◆ **Information provided**:
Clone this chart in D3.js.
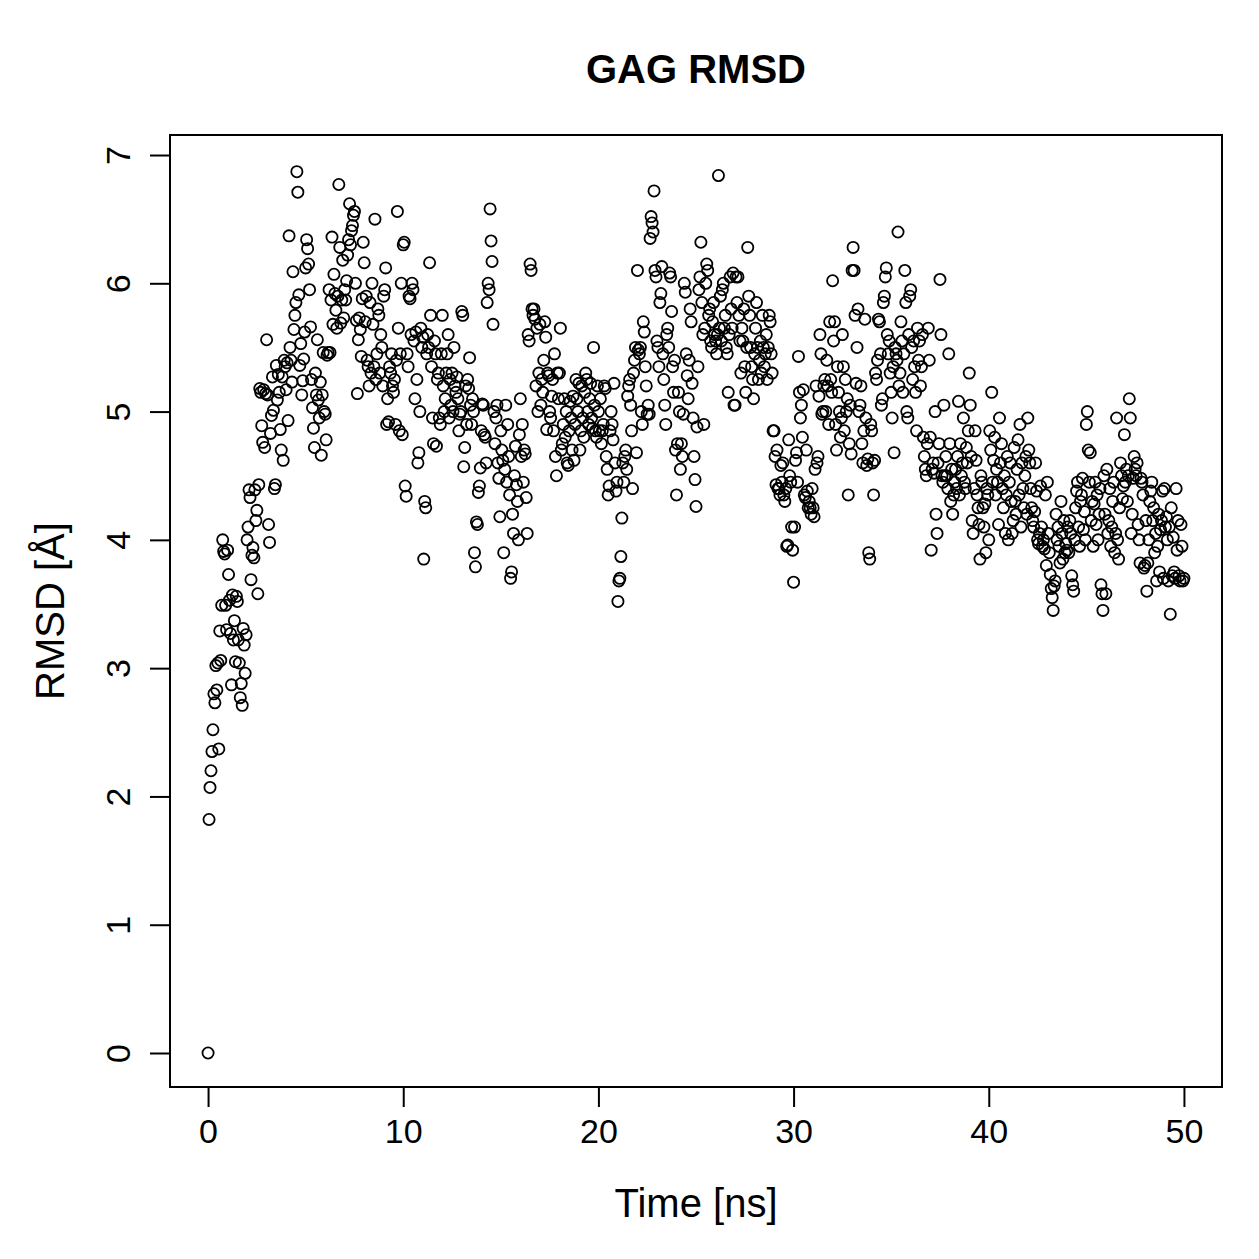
<!DOCTYPE html>
<html>
<head>
    <script src="https://d3js.org/d3.v7.min.js"></script>
    <style>
        body { margin: 0; background: #fff; }
        text { font-family: "Liberation Sans", Arial, Helvetica, sans-serif; fill: #000; }
    </style>
</head>
<body>
    <div id="chart"></div>
    <script>
        // sampling interval of the trajectory (ns)
        var timeStep = 0.05;

        // RMSD values, one row per ns
        var rmsd = [
            0, 1.82, 2.07, 2.2, 2.35, 2.52, 2.8, 2.73, 3.02, 2.83, 3.04, 2.37, 3.29, 3.06, 3.49, 4.0, 3.91, 3.89, 3.49, 3.3,
            3.92, 3.73, 3.53, 3.27, 2.87, 3.57, 3.22, 3.37, 3.05, 3.56, 3.52, 3.22, 3.04, 2.77, 2.88, 2.71, 3.31, 3.18, 2.96, 3.26,
            4.0, 4.1, 4.39, 4.33, 3.69, 3.88, 3.94, 3.86, 4.39, 4.15, 4.23, 3.58, 4.43, 5.18, 5.15, 4.89, 4.76, 5.17, 4.72, 5.14,
            5.56, 5.13, 4.12, 3.98, 4.83, 4.97, 5.27, 5.01, 4.4, 4.43, 5.36, 5.09, 5.29, 5.15, 4.86, 4.7, 5.27, 4.62, 5.4, 5.35,
            5.17, 5.38, 4.93, 6.37, 5.5, 5.4, 5.23, 6.09, 5.64, 5.75, 5.85, 6.87, 6.71, 5.91, 5.36, 5.53, 5.13, 5.24, 5.41, 5.62,
            6.12, 6.34, 6.27, 6.15, 5.95, 5.66, 5.25, 5.03, 4.87, 4.72, 5.3, 5.13, 5.56, 5.09, 4.95, 5.23, 4.66, 5.13, 5.46, 5.0,
            4.98, 4.78, 5.44, 5.46, 5.95, 5.46, 5.87, 6.36, 5.68, 6.07, 5.92, 5.79, 5.65, 5.9, 6.77, 6.28, 5.69, 5.87, 6.18, 5.73,
            5.95, 5.87, 6.02, 6.22, 6.34, 6.62, 6.3, 6.41, 6.45, 6.53, 6.56, 6.0, 5.71, 5.14, 5.56, 5.73, 5.64, 5.43, 5.88, 6.32,
            6.16, 5.7, 5.9, 5.4, 5.35, 5.2, 5.85, 5.3, 6.0, 5.68, 5.35, 6.5, 5.25, 5.45, 5.8, 5.75, 5.3, 5.6, 5.5, 5.2,
            5.9, 5.95, 6.12, 4.9, 5.1, 4.92, 5.35, 5.3, 5.45, 5.2, 5.15, 5.25, 4.9, 5.4, 6.56, 5.65, 4.85, 5.45, 6.0, 4.82,
            6.3, 6.32, 4.42, 4.34, 5.45, 5.35, 5.9, 5.88, 5.6, 6.0, 5.95, 5.55, 5.1, 5.62, 5.25, 4.6, 4.68, 5.0, 5.65, 5.5,
            5.58, 3.85, 4.3, 4.25, 5.45, 5.6, 5.5, 6.16, 5.75, 5.35, 4.95, 4.75, 5.55, 5.45, 4.73, 5.25, 5.3, 4.95, 4.9, 5.45,
            5.75, 5.2, 5.0, 5.1, 5.3, 5.45, 5.6, 4.95, 5.25, 5.05, 5.3, 5.0, 5.5, 5.2, 5.15, 5.27, 5.1, 4.85, 4.98, 5.0,
            5.78, 5.75, 4.57, 4.72, 5.2, 4.9, 5.25, 5.18, 5.42, 5.05, 4.9, 5.1, 5.0, 3.9, 3.79, 4.14, 4.12, 4.37, 4.42, 4.56,
            4.85, 5.06, 5.05, 4.82, 4.8, 4.6, 5.85, 6.0, 5.95, 6.58, 6.33, 6.17, 5.68, 5.0, 4.75, 4.95, 5.05, 4.6, 4.48, 4.18,
            4.85, 4.7, 4.62, 3.9, 4.55, 5.05, 4.45, 4.9, 4.65, 4.35, 3.7, 3.75, 4.2, 4.05, 4.5, 4.73, 4.43, 4.3, 4.0, 4.82,
            5.1, 4.65, 4.9, 4.45, 4.7, 4.67, 4.33, 4.05, 5.6, 5.55, 6.15, 6.1, 5.8, 5.75, 5.8, 5.72, 5.2, 5.65, 5.0, 5.3,
            5.68, 5.05, 5.25, 5.15, 5.4, 5.7, 5.58, 4.86, 5.3, 5.28, 5.0, 4.95, 5.12, 5.25, 4.85, 5.45, 4.65, 4.5, 5.3, 5.1,
            5.3, 5.65, 4.7, 4.75, 4.9, 5.1, 4.8, 5.0, 4.6, 4.58, 4.85, 5.08, 4.95, 4.7, 5.12, 4.62, 4.9, 5.25, 5.1, 5.0,
            5.22, 4.7, 4.85, 5.2, 4.95, 4.8, 5.15, 5.3, 5.25, 5.0, 4.9, 5.1, 5.22, 4.95, 4.87, 5.5, 5.05, 4.85, 4.8, 5.2,
            5.0, 4.85, 5.1, 4.75, 4.85, 4.9, 5.2, 5.18, 4.65, 4.55, 4.35, 4.42, 4.85, 5.0, 4.9, 4.78, 5.22, 4.6, 4.38, 4.45,
            3.52, 3.68, 3.7, 3.87, 4.17, 4.6, 4.45, 4.65, 4.7, 4.55, 5.12, 5.2, 5.25, 5.05, 4.85, 4.4, 5.3, 5.4, 5.5, 4.68,
            6.1, 5.48, 5.45, 5.5, 5.0, 4.9, 5.7, 5.62, 5.35, 5.2, 4.98, 5.05, 4.98, 6.35, 6.52, 6.47, 6.4, 6.72, 6.1, 6.05,
            5.55, 5.5, 5.35, 5.85, 5.92, 6.13, 5.45, 5.25, 5.05, 4.9, 5.6, 5.65, 5.5, 6.08, 6.05, 5.78, 5.35, 5.15, 5.4, 4.7,
            4.35, 4.75, 5.15, 5.0, 4.55, 4.75, 4.65, 4.98, 6.0, 5.93, 5.45, 5.28, 5.1, 5.4, 5.8, 5.7, 5.22, 4.95, 4.65, 4.47,
            4.26, 4.88, 5.35, 5.95, 6.05, 6.32, 5.85, 5.6, 4.9, 5.65, 6.0, 6.15, 6.1, 5.75, 5.8, 5.55, 5.5, 5.7, 5.85, 5.6,
            5.55, 5.45, 5.6, 6.84, 5.65, 5.9, 5.55, 5.95, 6.0, 5.65, 5.75, 5.5, 5.45, 5.15, 5.6, 6.05, 5.8, 5.65, 6.08, 5.05,
            5.05, 6.05, 5.85, 6.05, 5.75, 5.55, 5.3, 5.65, 5.55, 5.8, 5.35, 5.15, 5.5, 6.28, 5.9, 5.75, 5.5, 5.35, 5.25, 5.1,
            5.45, 5.65, 5.85, 5.5, 5.25, 5.4, 5.55, 5.3, 5.75, 5.5, 5.35, 5.45, 5.6, 5.25, 5.5, 5.75, 5.7, 5.45, 5.3, 4.85,
            4.85, 4.65, 4.43, 4.7, 4.4, 4.4, 4.35, 4.58, 4.45, 4.6, 4.35, 4.3, 4.4, 3.95, 3.96, 4.78, 4.5, 4.45, 4.1, 3.92,
            3.67, 4.1, 4.62, 4.68, 4.45, 5.43, 5.15, 4.95, 5.05, 4.8, 5.17, 4.35, 4.33, 4.7, 4.38, 4.25, 4.3, 4.25, 4.2, 4.4,
            4.25, 4.18, 4.55, 5.2, 4.6, 4.65, 5.12, 5.6, 5.45, 4.98, 5.0, 5.2, 5.25, 5.0, 5.4, 5.2, 4.9, 5.7, 5.25, 5.15,
            6.02, 5.55, 5.7, 4.9, 4.7, 5.35, 5.15, 5.0, 4.8, 4.95, 5.6, 5.35, 4.85, 5.25, 5.0, 5.1, 4.35, 4.75, 5.05, 4.67,
            6.1, 6.28, 6.1, 5.75, 5.22, 5.5, 5.8, 5.0, 5.05, 5.2, 4.75, 4.6, 4.85, 5.72, 4.95, 4.58, 4.63, 3.9, 3.85, 4.9,
            4.85, 4.6, 4.35, 4.62, 5.3, 5.25, 5.4, 5.72, 5.7, 5.45, 5.05, 5.1, 5.85, 5.9, 6.05, 6.12, 5.6, 5.45, 5.55, 5.3,
            5.15, 4.95, 5.35, 4.68, 5.5, 5.45, 5.4, 6.4, 5.2, 5.3, 5.7, 5.55, 5.15, 5.45, 6.1, 5.85, 5.0, 4.95, 5.6, 5.9,
            5.95, 5.5, 5.25, 5.55, 5.35, 5.15, 4.85, 5.65, 5.4, 5.55, 5.2, 5.35, 5.6, 4.8, 4.65, 4.55, 4.5, 4.75, 5.65, 5.4,
            4.8, 3.92, 4.55, 4.6, 4.52, 5.0, 4.2, 4.05, 4.6, 4.75, 6.03, 5.6, 4.5, 4.45, 5.05, 4.5, 4.65, 4.5, 4.4, 5.45,
            4.75, 4.3, 4.55, 4.2, 4.35, 4.45, 4.55, 4.4, 4.65, 5.08, 4.35, 4.75, 4.5, 4.6, 4.95, 4.45, 4.4, 4.72, 4.6, 4.85,
            5.3, 5.05, 4.65, 4.15, 4.05, 4.4, 4.85, 4.62, 4.35, 4.25, 4.12, 3.85, 4.5, 4.45, 4.25, 4.1, 4.28, 3.9, 4.4, 4.35,
            4.0, 4.85, 4.7, 5.15, 4.45, 4.62, 4.8, 4.35, 4.55, 4.45, 4.12, 4.95, 4.6, 4.75, 4.4, 4.25, 4.5, 4.05, 4.35, 4.65,
            4.0, 4.45, 4.6, 4.3, 4.05, 4.15, 4.72, 4.3, 4.2, 4.55, 4.78, 4.35, 4.9, 4.1, 4.6, 4.4, 4.25, 4.5, 4.65, 4.2,
            4.95, 4.7, 4.6, 4.4, 4.25, 4.15, 4.1, 4.22, 4.6, 4.38, 4.0, 3.97, 4.05, 4.42, 4.1, 3.95, 4.0, 3.93, 4.35, 3.8,
            4.45, 4.05, 3.9, 3.73, 3.62, 3.55, 3.45, 3.64, 3.68, 4.2, 4.0, 4.1, 3.95, 3.82, 4.3, 4.05, 3.85, 4.15, 3.9, 3.97,
            3.92, 4.1, 3.9, 4.15, 4.05, 3.72, 3.65, 3.6, 4.0, 4.25, 4.38, 4.45, 4.1, 3.95, 4.3, 4.35, 4.48, 4.08, 4.22, 4.0,
            4.9, 5.0, 4.7, 4.45, 4.68, 4.15, 4.3, 3.95, 4.28, 4.45, 4.12, 4.35, 4.0, 4.2, 4.4, 3.65, 3.58, 3.45, 4.5, 4.2,
            3.58, 4.55, 4.05, 4.15, 4.4, 3.95, 4.1, 4.3, 4.45, 3.9, 4.05, 4.95, 4.0, 3.85, 4.25, 4.6, 4.5, 4.32, 4.42, 4.82,
            4.45, 4.55, 4.3, 4.5, 5.1, 4.95, 4.05, 4.2, 4.48, 4.65, 4.55, 4.5, 4.6, 4.12, 4.0, 3.82, 4.48, 4.45, 4.35, 3.78,
            3.8, 4.15, 3.6, 3.82, 4.0, 4.3, 4.38, 4.45, 4.15, 4.25, 3.9, 4.05, 3.68, 3.95, 4.2, 3.75, 4.08, 4.15, 4.38, 3.7,
            4.4, 4.1, 4.18, 4.0, 3.68, 4.1, 3.42, 4.25, 3.72, 4.02, 3.75, 3.7, 4.4, 3.92, 4.15, 3.72, 3.68, 4.12, 3.95, 3.68,
            3.7
        ];

        var xTicks = [0, 10, 20, 30, 40, 50];
        var yTicks = [0, 1, 2, 3, 4, 5, 6, 7];

        var width = 1259, height = 1259;
        var margin = { top: 135, right: 37, bottom: 172, left: 170 };

        var data = rmsd.map(function (v, i) {
            return { time: i * timeStep, rmsd: v };
        });

        var svg = d3.select("#chart")
            .append("svg")
            .attr("width", width)
            .attr("height", height);

        var x = d3.scaleLinear()
            .domain([-1.95, 51.95])
            .range([margin.left, width - margin.right]);

        var y = d3.scaleLinear()
            .domain([-0.265, 7.156])
            .range([height - margin.bottom, margin.top]);

        // axes, R style: outward ticks, labels parallel to the axis
        var xAxis = svg.append("g")
            .attr("transform", "translate(0," + (height - margin.bottom) + ")")
            .call(d3.axisBottom(x).tickValues(xTicks).tickSize(20).tickPadding(12).tickFormat(d3.format("d")));

        var yAxis = svg.append("g")
            .attr("transform", "translate(" + margin.left + ",0)")
            .call(d3.axisLeft(y).tickValues(yTicks).tickSize(20).tickFormat(d3.format("d")));

        [xAxis, yAxis].forEach(function (g) {
            g.select(".domain").remove();
            g.selectAll("line").attr("stroke", "#000").attr("stroke-width", 2);
            g.selectAll("text")
                .style("font-family", "'Liberation Sans', Arial, sans-serif")
                .style("font-size", "34px")
                .attr("fill", "#000");
        });

        // axis lines span first to last tick only
        svg.append("line")
            .attr("x1", x(0)).attr("x2", x(50))
            .attr("y1", height - margin.bottom).attr("y2", height - margin.bottom)
            .attr("stroke", "#000").attr("stroke-width", 2);

        xAxis.selectAll("text").attr("dy", "0.71em");

        // tick groups are already translated to y(d); rotate labels in place
        yAxis.selectAll("text")
            .attr("x", null)
            .attr("dy", null)
            .attr("text-anchor", "middle")
            .attr("transform", "translate(-40,0) rotate(-90)");

        // plot box
        svg.append("rect")
            .attr("x", margin.left)
            .attr("y", margin.top)
            .attr("width", width - margin.left - margin.right)
            .attr("height", height - margin.top - margin.bottom)
            .attr("fill", "none")
            .attr("stroke", "#000")
            .attr("stroke-width", 2);

        // points
        svg.append("g")
            .selectAll("circle")
            .data(data)
            .enter()
            .append("circle")
            .attr("cx", function (d) { return x(d.time); })
            .attr("cy", function (d) { return y(d.rmsd); })
            .attr("r", 5.6)
            .attr("fill", "none")
            .attr("stroke", "#000")
            .attr("stroke-width", 1.8);

        // titles
        svg.append("text")
            .attr("x", (margin.left + width - margin.right) / 2)
            .attr("y", 83)
            .attr("text-anchor", "middle")
            .style("font-size", "40px")
            .style("font-weight", "bold")
            .text("GAG RMSD");

        svg.append("text")
            .attr("x", (margin.left + width - margin.right) / 2)
            .attr("y", 1217)
            .attr("text-anchor", "middle")
            .style("font-size", "40px")
            .text("Time [ns]");

        svg.append("text")
            .attr("transform", "translate(64," + ((margin.top + height - margin.bottom) / 2) + ") rotate(-90)")
            .attr("text-anchor", "middle")
            .style("font-size", "40px")
            .text("RMSD [Å]");
    </script>
</body>
</html>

◆ **Work to be completed**:
Copy nothing but the lines from the top of the material through the line holding "var timeStep = 0.05;", exactly as written; omit pictures.

◆ **Complete output**:
Clone this chart in D3.js.
<!DOCTYPE html>
<html>
<head>
    <script src="https://d3js.org/d3.v7.min.js"></script>
    <style>
        body { margin: 0; background: #fff; }
        text { font-family: "Liberation Sans", Arial, Helvetica, sans-serif; fill: #000; }
    </style>
</head>
<body>
    <div id="chart"></div>
    <script>
        // sampling interval of the trajectory (ns)
        var timeStep = 0.05;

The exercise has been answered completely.